Un motore affidabile, ma un po' balbettante

E simile è il discorso per quanto riguarda la ludica più stretta. Il loop che prevede pesca, vendita, ritrovamento di oggetti e potenziamento del mezzo attraverso nuovo equipaggiamento funziona sempre, ma piccoli errori di calibrazione e, soprattutto, la progressiva erosione di quell'enorme fascino iniziale dei toni e delle atmosfere del gioco, proprio quando ce ne dovrebbe essere un'elevazione a potenza, a lungo andare ne sottolineano la ripetitività.
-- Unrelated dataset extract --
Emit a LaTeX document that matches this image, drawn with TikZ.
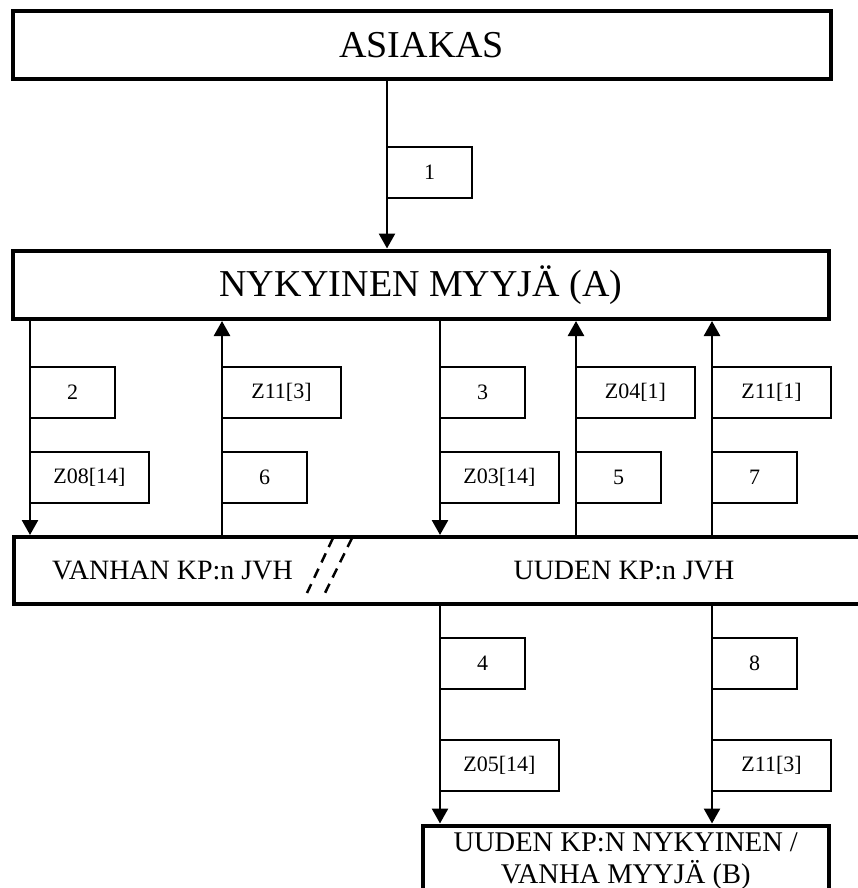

Tirar su un nuovo esemplare è sempre motivo di soddisfazione, soprattutto quando si tratta di un pesce mutato, manifestazione dell'oscuro potere che permea l'arcipelago. Ci sono però sempre vari fastidi con i quali lottare, soprattutto la scarsità di spazio a bordo della nave (la stiva è organizzata a mo' di griglia, ogni oggetto e pesce occupa diverse caselle) e la necessità di cambiare e migliorare costantemente il proprio equipaggiamento. Il sistema di migliorìe che sottende proprio questi aspetti funziona ed è piacevolissimo vedere la stiva allargarsi, poter installare nuove luci, reti e canne, però i potenziamenti richiedono veramente troppi materiali, e mettersi a cercarli è un fastidio, vista la rarità di alcuni di essi. Tutto poi, dalla vendita del pesce alle riparazioni ai potenziamenti, passa per strutture apposite, e se da un lato ciò è funzionale alla necessità di gestire l'inventario e il proprio tempo in mare alla lunga il doversi recare ogni volta lì e far quello che si deve non solo diventa ripetitivo, ma rompe anche il legame che un'opera così incentrata su certe atmosfere dovrebbe creare con il giocatore. Peccati tutto sommati veniali, questi così come quelli della narrazione, ma che nell'economia complessiva si fanno decisamente sentire.